Dazu vermittelt neunerhaus mit dem eigens gegründeten Tochterunternehmen neunerimmo Betroffenen Wohnungen in ganz Wien. Die Mieter:innen werden je nach Wunsch und Bedarf von Sozialarbeiter:innen, Fachkräften für psychosoziale Gesundheit und Peers, die selbst Wohnungslosigkeit erlebt haben, unterstützt. „Das ist das unstigmatisierendste Modell. Ihr Nachbar oder Ihre Nachbarin könnte Klient:in von uns sein, Sie würden es nicht wissen“, sagt Unterholzner. Laut neunerhaus leben 93 Prozent der Menschen, die so eine Wohnung bekommen haben, nach drei Jahren weiterhin noch stabil darin.
Braucht jemand noch engmaschigere Betreuung, gibt es Zimmer in betreuten Wohnhäusern. Auch hier zahlen die Bewohner:innen eine leistbare Miete. Einziehen können Bezugsberechtigte, das heißt obdachlose Menschen, die 5 Jahre durchgängigen Wohnsitz in Wien oder zwei Jahre Arbeit in der Bundeshauptstadt vorweisen können. Um Nichtbezugsberechtigte kümmert sich die Vinzirast.
Die Stadt mal anders
Auch Josef wohnte zunächst in einem Zimmer der betreuten Wohnhäuser, bis letztes Jahr eine neunerhaus-Wohnung sein neues Zuhause wurde. Mit den Führungen bei Shades Tours verdient der Pensionist sich geringfügig etwas hinzu. „Außerdem macht’s mir eine Freude“, sagt der Tourguide.
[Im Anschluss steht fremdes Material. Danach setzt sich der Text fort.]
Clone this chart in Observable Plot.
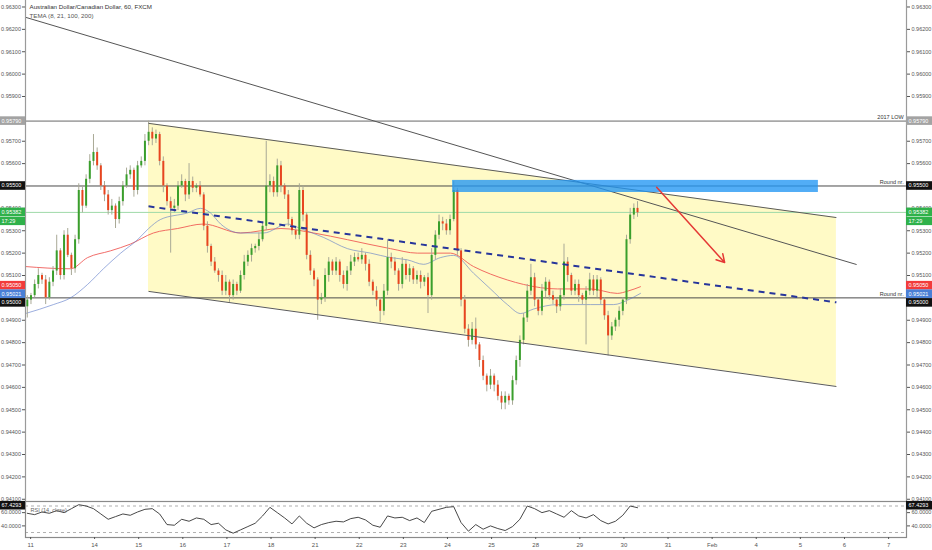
<!DOCTYPE html>
<html><head><meta charset="utf-8">
<script src="https://cdn.jsdelivr.net/npm/d3@7"></script>
<script src="https://cdn.jsdelivr.net/npm/@observablehq/plot@0.6"></script>
<style>
body{margin:0;background:#fff;font-family:"Liberation Sans",Arial,sans-serif}
#wrap svg{display:block}
</style></head><body><div id="wrap"></div>
<script>
// ---- data (2-hour candles) ----
const firstOpen = 0.9496;
const closes = [
0.9499,0.9501,0.9506,0.9510,0.9508,0.9500,0.9507,0.9512,0.9521,0.9510,
0.9528,0.9519,0.9513,0.9526,0.9548,0.9541,0.9553,0.9561,0.9565,0.9559,
0.9550,0.9546,0.9539,0.9541,0.9535,0.9543,0.9550,0.9555,0.9557,0.9548,
0.9559,0.9561,0.9570,0.9574,0.9571,0.9573,0.9561,0.9550,0.9543,0.9540,
0.9541,0.9550,0.9552,0.9546,0.9552,0.9549,0.9550,0.9546,0.9532,0.9523,
0.9516,0.9512,0.9510,0.9503,0.9507,0.9501,0.9506,0.9503,0.9510,0.9516,
0.9519,0.9522,0.9523,0.9526,0.9532,0.9550,0.9552,0.9547,0.9559,0.9550,
0.9546,0.9535,0.9530,0.9528,0.9548,0.9537,0.9519,0.9512,0.9508,0.9499,
0.9500,0.9510,0.9516,0.9512,0.9516,0.9510,0.9506,0.9512,0.9516,0.9518,
0.9517,0.9519,0.9515,0.9507,0.9503,0.9499,0.9494,0.9503,0.9518,0.9516,
0.9512,0.9506,0.9515,0.9510,0.9513,0.9508,0.9510,0.9507,0.9509,0.9501,
0.9519,0.9528,0.9534,0.9533,0.9530,0.9535,0.9548,0.9521,0.9499,0.9486,
0.9481,0.9486,0.9479,0.9472,0.9465,0.9461,0.9465,0.9461,0.9456,0.9453,
0.9456,0.9454,0.9463,0.9472,0.9481,0.9491,0.9503,0.9509,0.9499,0.9494,
0.9503,0.9507,0.9501,0.9499,0.9496,0.9501,0.9516,0.9510,0.9503,0.9506,
0.9501,0.9499,0.9503,0.9508,0.9503,0.9508,0.9499,0.9492,0.9483,0.9487,
0.9490,0.9494,0.9499,0.9526,0.9537,0.9540,0.9538];
// wick lengths in pips (0.0001)
const upWick = [
2,1,2,3,1,2,2,2,7,1, 2,3,1,2,3,2,2,3,8,2, 1,2,2,3,1,2,2,3,2,1, 2,2,3,5,2,2,1,2,1,2,
3,2,3,1,8,2,1,2,1,2, 1,2,1,2,3,1,2,1,2,3, 2,2,1,3,2,20,3,2,3,2, 1,2,1,2,3,2,1,2,1,1,
2,3,2,1,2,1,2,2,3,2, 2,3,1,2,1,2,1,3,8,2, 2,1,3,2,2,1,2,2,1,2, 3,2,3,2,2,2,4,1,1,2,
2,3,5,1,2,1,3,1,2,2, 2,1,2,2,2,2,3,6,2,1, 3,2,1,2,1,3,8,2,1,2, 2,1,2,3,2,2,1,1,2,2,
1,2,1,2,3,2,3];
const dnWick = [
5,2,1,2,2,3,1,2,2,2, 2,1,3,2,2,3,1,2,2,2, 2,3,2,2,4,2,2,1,2,3, 2,1,2,2,3,2,2,3,2,20,
2,2,1,3,2,2,2,1,2,3, 2,1,3,2,2,3,2,2,1,2, 2,3,2,2,1,2,3,2,2,3, 2,3,2,2,2,3,2,2,3,9,
2,2,3,2,2,3,2,3,2,2, 1,2,3,2,2,3,5,2,2,3, 2,3,2,2,3,2,2,3,2,8, 2,2,2,3,2,2,1,2,3,2,
3,2,2,3,2,3,2,3,2,3, 3,2,2,2,3,2,2,2,3,2, 2,3,2,2,3,2,2,3,2,2, 3,2,20,2,2,3,2,2,9,2,
2,3,2,2,2,2,2];
// moving averages (x in candle index)
const redIdx = [-0.5,11.75,16.4,22.6,28,34.3,40.9,47.9,58,69,77.9,87.1,98.8,106.1,115.1,121.4,130.6,135,144.2,153.2,160.5,163.3,166.8];
const redVal = [0.9514,0.9513,0.9518,0.9521,0.9524,0.9529,0.9531,0.9533,0.9529,0.9531,0.9529,0.9526,0.9522,0.9520,0.9520,0.9514,0.9508,0.9506,0.9504,0.9504,0.9502,0.9503,0.9505];
const blueIdx = [-0.5,7.1,11.75,16.4,20.7,25.4,30,33,36.2,43.6,47.1,49.8,52.6,58,64.3,70.8,74.3,80.6,87.1,93.4,98.8,103.4,107.8,112.4,116,121.4,126,130.6,134.2,137.7,144.2,153.2,159.5,163.3,166.8];
const blueVal = [0.9493,0.9497,0.9500,0.9506,0.9513,0.9520,0.9526,0.9531,0.9535,0.9538,0.9540,0.9538,0.9533,0.9529,0.9529,0.9533,0.9531,0.9527,0.9522,0.9520,0.9518,0.9517,0.9515,0.9518,0.9519,0.9511,0.9504,0.9497,0.9493,0.9495,0.9497,0.9497,0.9497,0.9499,0.9502];
// RSI(14) every 2 candles
const rsiVals = [59,57,61,59,63,60,66,72,70,66, 58,50,54,58,56,61,65,66,58,42,
41,50,47,52,50,42,44,34,29,34, 39,44,55,68,60,52,43,55,44,37,
42,45,47,46,51,53,49,41,38,55, 52,53,48,52,45,62,65,68,69,45,
32,42,35,40,36,33,39,50,70,66, 60,63,58,53,63,55,52,57,48,43,
47,56,70,67.43];
// drawings
const channelIdx = [32.97, 220.1];
const channelTop = [0.9578, 0.95359];
const channelBot = [0.95029, 0.94604];
const channelMid = [0.95409, 0.94980];
const trendIdx = [-0.49, 225.6];
const trendVal = [0.96254, 0.95149];
const zoneIdx = [115.7, 215.2];
const zoneVal = [0.95471, 0.95525];
const arrowIdx = [171.2, 189.7];
const arrowVal = [0.95494, 0.95158];
const levels = {low2017: 0.9579, round1: 0.955, round2: 0.95, last: 0.95382};
// axes (ticks hidden behind the value tags are left out)
const yTicks = [0.941,0.942,0.943,0.944,0.945,0.946,0.947,0.948,0.949,0.951,0.952,0.953,0.954,0.956,0.957,0.959,0.960,0.961,0.962,0.963];
const dayTickIdx = [0.9,18.3,30.3,42.3,54.3,66.3,78.3,90.3,102.3,114.3,126.3,138.3,150.3,162.3,174.3,186.3,198.3,210.3,222.3,234.3];
const dayLabels = ["11","14","15","16","17","18","21","22","23","24","25","28","29","30","31","Feb","4","5","6","7"];
const tagValues = [0.9579, 0.955, 0.95382, 0.9505, 0.95021, 0.95];
const tagLabels = ["0.95790","0.95500","0.95382","0.95050","0.95021","0.95000"];
const rsiLast = 67.4293;

// ---- build ----
const xDomain = [-0.49, 239.17];
const candles = closes.map((c, i) => {
  const o = i === 0 ? firstOpen : closes[i - 1];
  return {i, o, c, up: c >= o,
    hi: Math.max(o, c) + upWick[i] * 1e-4,
    lo: Math.min(o, c) - dnWick[i] * 1e-4};
});
const red = redIdx.map((x, k) => ({x, y: redVal[k]}));
const blue = blueIdx.map((x, k) => ({x, y: blueVal[k]}));
const font = "Liberation Sans, Arial, sans-serif";
const GREEN = "#3a9f2c", RED = "#e8451f";

const main = Plot.plot({
  width: 932, height: 501, marginLeft: 25, marginRight: 26, marginTop: 0, marginBottom: 0,
  style: {fontFamily: font, fontSize: "5.5px", color: "#555", background: "#fff", overflow: "visible"},
  x: {domain: xDomain, axis: null},
  y: {domain: [0.9409, 0.96329], axis: null},
  marks: [
    Plot.areaY([{x: channelIdx[0], a: channelBot[0], b: channelTop[0]}, {x: channelIdx[1], a: channelBot[1], b: channelTop[1]}],
      {x: "x", y1: "a", y2: "b", fill: "#fffac6"}),
    Plot.ruleY([levels.low2017], {stroke: "#a8a8a8", strokeWidth: 1.6}),
    Plot.ruleY([levels.round1, levels.round2], {stroke: "#4a4a4a", strokeWidth: 1}),
    Plot.ruleY([levels.last], {stroke: "#9ed9a8", strokeWidth: 1}),
    Plot.line(red, {x: "x", y: "y", stroke: "#ef5350", strokeOpacity: 0.85, strokeWidth: 1, curve: "monotone-x", clip: true}),
    Plot.line(blue, {x: "x", y: "y", stroke: "#5a78c8", strokeOpacity: 0.6, strokeWidth: 1, curve: "monotone-x", clip: true}),
    Plot.ruleX(candles, {x: "i", y1: "lo", y2: "hi", stroke: "#a9a996", strokeWidth: 1}),
    Plot.ruleX(candles.filter(d => d.up), {x: "i", y1: "o", y2: "c", stroke: GREEN, strokeWidth: 2}),
    Plot.ruleX(candles.filter(d => !d.up), {x: "i", y1: "o", y2: "c", stroke: RED, strokeWidth: 2}),
    Plot.link([0], {x1: () => channelIdx[0], x2: () => channelIdx[1], y1: () => channelMid[0], y2: () => channelMid[1], stroke: "#27359b", strokeWidth: 2, strokeDasharray: "6,5"}),
    Plot.link([0, 1], {x1: () => channelIdx[0], x2: () => channelIdx[1], y1: (d) => d ? channelBot[0] : channelTop[0], y2: (d) => d ? channelBot[1] : channelTop[1], stroke: "#5a5a5a", strokeWidth: 1}),
    Plot.link([0], {x1: () => trendIdx[0], x2: () => trendIdx[1], y1: () => trendVal[0], y2: () => trendVal[1], stroke: "#555", strokeWidth: 1}),
    Plot.rect([0], {x1: () => zoneIdx[0], x2: () => zoneIdx[1], y1: () => zoneVal[0], y2: () => zoneVal[1], fill: "#2196f3", fillOpacity: 0.78}),
    Plot.arrow([0], {x1: () => arrowIdx[0], x2: () => arrowIdx[1], y1: () => arrowVal[0], y2: () => arrowVal[1], stroke: "#e53935", strokeWidth: 1.5, headLength: 9, bend: 0}),
    Plot.text(["2017 LOW"], {x: 238.4, y: levels.low2017, dy: -4, textAnchor: "end", fill: "#333", fontSize: 5.5}),
    Plot.text(["Round nr."], {x: 238.4, y: levels.round1, dy: -4, textAnchor: "end", fill: "#333", fontSize: 5.5}),
    Plot.text(["Round nr."], {x: 238.4, y: levels.round2, dy: -4, textAnchor: "end", fill: "#333", fontSize: 5.5}),
    Plot.text(["Australian Dollar/Canadian Dollar, 60, FXCM"], {frameAnchor: "top-left", dx: 4, dy: 7, lineAnchor: "middle", fill: "#333", fontSize: 6.2}),
    Plot.text(["TEMA (8, 21, 100, 200)"], {frameAnchor: "top-left", dx: 4, dy: 16, lineAnchor: "middle", fill: "#555", fontSize: 6.2}),
    Plot.ruleX([xDomain[0], xDomain[1]], {stroke: "#9a9a9a", strokeWidth: 1.2}),
    Plot.axisY({anchor: "right", label: null, ticks: yTicks, tickFormat: ".5f", tickSize: 3, tickPadding: 2, fontSize: 5.5}),
    Plot.axisY({anchor: "left", label: null, ticks: yTicks, tickFormat: ".5f", tickSize: 3, tickPadding: 1.5, fontSize: 5.5})
  ]
});

const labelMap = new Map(dayTickIdx.map((d, k) => [d, dayLabels[k]]));
const rsiPts = rsiVals.map((v, k) => ({i: k * 2, v}));
const rsiPlot = Plot.plot({
  width: 932, height: 49, marginLeft: 25, marginRight: 26, marginTop: 0, marginBottom: 13,
  style: {fontFamily: font, fontSize: "5.5px", color: "#555", background: "#fff", overflow: "visible"},
  x: {domain: xDomain, axis: null},
  y: {domain: [22.5, 76.8], axis: null},
  marks: [
    Plot.ruleY([70, 30], {stroke: "#9a9a9a", strokeDasharray: "3,3", strokeWidth: 0.8}),
    Plot.line(rsiPts, {x: "i", y: "v", stroke: "#333", strokeWidth: 0.9}),
    Plot.text(["RSI (14, close)"], {frameAnchor: "top-left", dx: 5, dy: 9, lineAnchor: "middle", fill: "#666", fontSize: 5.5}),
    Plot.frame({stroke: "#8a8a8a", strokeWidth: 1.2}),
    Plot.axisY({anchor: "right", label: null, ticks: [40, 60], tickFormat: ".4f", tickSize: 3, tickPadding: 2, fontSize: 5.5}),
    Plot.axisY({anchor: "left", label: null, ticks: [40, 60], tickFormat: ".4f", tickSize: 3, tickPadding: 1.5, fontSize: 5.5}),
    Plot.axisX({label: null, ticks: dayTickIdx, tickFormat: d => labelMap.get(d), tickSize: 2, tickPadding: 3, fontSize: 6})
  ]
});

const wrap = document.getElementById("wrap");
wrap.append(main, rsiPlot);

// value tags on both axes, positioned with the plots' own y scales
function yScale(plot, domain, range) {
  try { const s = plot.scale("y"); if (s && s.apply) return v => s.apply(v); } catch (e) {}
  const s = d3.scaleLinear(domain, range); return v => s(v);
}
const ym = yScale(main, [0.9409, 0.96329], [501, 0]);
const yr = yScale(rsiPlot, [22.5, 76.8], [36, 0]);
function tag(svg, y, text, fill, h = 8.6) {
  const g = d3.select(svg).append("g").attr("font-family", font).attr("font-size", 5.5).attr("text-anchor", "start");
  [[906, 26, 908.5], [0, 25, 1.5]].forEach(([x, w, tx]) => {
    g.append("rect").attr("x", x).attr("y", y - h / 2).attr("width", w).attr("height", h).attr("fill", fill);
    g.append("text").attr("x", tx).attr("y", y).attr("dy", "0.35em").attr("fill", "#fff").text(text);
  });
}
const tagFill = ["#a3a3a3", "#111", "#2fb14a", "#f23b3b", "#4a7fd6", "#111"];
const tagShift = [0, 0, 0, -1, 1, 5];
tagValues.forEach((v, k) => tag(main, ym(v) + tagShift[k], tagLabels[k], tagFill[k]));
tag(main, ym(tagValues[2]) + 9, "17:29", "#2fb14a", 8.4);
tag(rsiPlot, yr(rsiLast) - 2, rsiLast.toFixed(4), "#111");
</script></body></html>
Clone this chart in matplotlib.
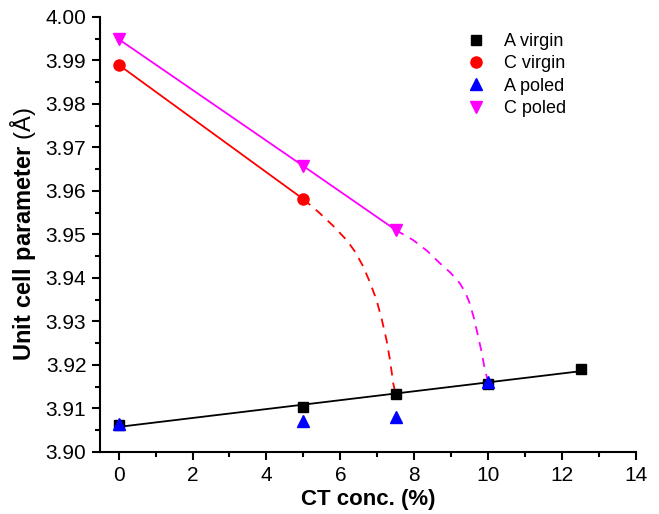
import numpy as np
import matplotlib
matplotlib.use("Agg")
import matplotlib.pyplot as plt
from matplotlib.ticker import MultipleLocator, FormatStrFormatter

plt.rcParams['font.family'] = ['Liberation Sans', 'DejaVu Sans']
plt.rcParams['mathtext.fontset'] = 'custom'
plt.rcParams['mathtext.rm'] = 'Liberation Sans'
plt.rcParams['mathtext.bf'] = 'Liberation Sans:bold'

# Data
x_a_virgin = [0, 5, 7.5, 10, 12.5]
y_a_virgin = [3.9062, 3.9103, 3.9132, 3.9157, 3.9191]

x_c_virgin = [0, 5]
y_c_virgin = [3.9890, 3.9581]

x_a_poled = [0, 5, 7.5, 10]
y_a_poled = [3.9063, 3.9071, 3.9080, 3.9161]

x_c_poled = [0, 5, 7.5]
y_c_poled = [3.9949, 3.9657, 3.9510]

# Hand-drawn guide curves (dashed)
x_red_guide = [5.0, 5.44, 5.80, 6.17, 6.40, 6.62, 6.80, 6.98, 7.12, 7.25, 7.35, 7.43, 7.5]
y_red_guide = [3.9581, 3.9549, 3.9520, 3.9487, 3.9460, 3.9426, 3.9390, 3.9349, 3.9305, 3.9257, 3.9208, 3.9158, 3.9132]
x_mag_guide = [7.5, 7.97, 8.35, 8.69, 8.98, 9.23, 9.38, 9.50, 9.62, 9.73, 9.83, 9.91, 10.0]
y_mag_guide = [3.9510, 3.9487, 3.9462, 3.9434, 3.9412, 3.9388, 3.9367, 3.9342, 3.9306, 3.9265, 3.9227, 3.9189, 3.9161]

fig = plt.figure(figsize=(6.59, 5.14), dpi=100)
ax = fig.add_axes([0.152, 0.121, 0.813, 0.846])

# fit line for A virgin
coef = np.polyfit(x_a_virgin, y_a_virgin, 1)
xf = np.array([0, 12.5])
ax.plot(xf, np.polyval(coef, xf), color='black', lw=1.3, zorder=2)

ax.plot(x_c_virgin, y_c_virgin, color='red', lw=1.3, zorder=2)
ax.plot(x_c_poled, y_c_poled, color='magenta', lw=1.3, zorder=2)
ax.plot(x_red_guide, y_red_guide, color='red', lw=1.3, ls=(0, (5, 4)), zorder=2)
ax.plot(x_mag_guide, y_mag_guide, color='magenta', lw=1.3, ls=(0, (5, 4)), zorder=2)

ax.plot(x_a_virgin, y_a_virgin, 's', color='black', ms=7, ls='none', label='A virgin', zorder=3)
ax.plot(x_c_virgin, y_c_virgin, 'o', color='red', ms=8, ls='none', label='C virgin', zorder=3)
ax.plot(x_a_poled, y_a_poled, '^', color='blue', ms=8.5, ls='none', label='A poled', zorder=3)
ax.plot(x_c_poled, y_c_poled, 'v', color='magenta', ms=8.5, ls='none', label='C poled', zorder=3)

ax.set_xlim(-0.5, 14)
ax.set_ylim(3.90, 4.00)
ax.xaxis.set_major_locator(MultipleLocator(2))
ax.xaxis.set_minor_locator(MultipleLocator(1))
ax.yaxis.set_major_locator(MultipleLocator(0.01))
ax.yaxis.set_minor_locator(MultipleLocator(0.005))
ax.yaxis.set_major_formatter(FormatStrFormatter('%.2f'))

for s in ['top', 'right']:
    ax.spines[s].set_visible(False)
for s in ['left', 'bottom']:
    ax.spines[s].set_linewidth(1.5)

ax.tick_params(which='major', direction='out', length=6, width=1.5, labelsize=15, pad=4)
ax.tick_params(which='minor', direction='out', length=3.5, width=1.5)

ax.set_xlabel('CT conc. (%)', fontsize=16, fontweight='bold', labelpad=3)
ax.set_ylabel(r'$\mathbf{Unit\ cell\ parameter}$ (Å)', fontsize=17, labelpad=5)

ax.legend(loc='upper left', bbox_to_anchor=(0.672, 0.98), frameon=False, fontsize=13,
          handlelength=1.0, handletextpad=1.0, labelspacing=0.3, borderaxespad=0.0)

fig.savefig('out.png', dpi=100)
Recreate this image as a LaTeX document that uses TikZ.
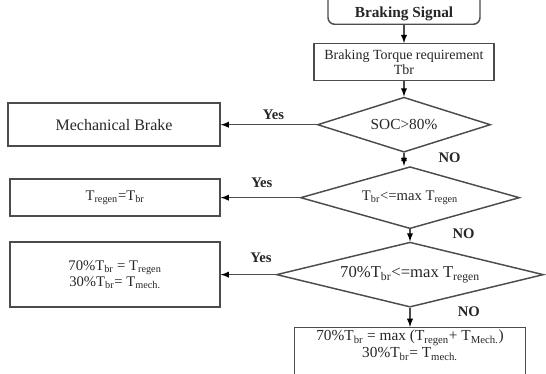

Unsere Tour beenden wir heute im Wiener Stadtpark. Die Dunkelheit ist bereits hereingebrochen, die Abendluft beginnt zu klirren. Josef raucht noch zusammen mit ein paar Teilnehmenden eine Zigarette und beantwortet letzte Fragen. „Machts es gut“, sagt Josef zum Abschied.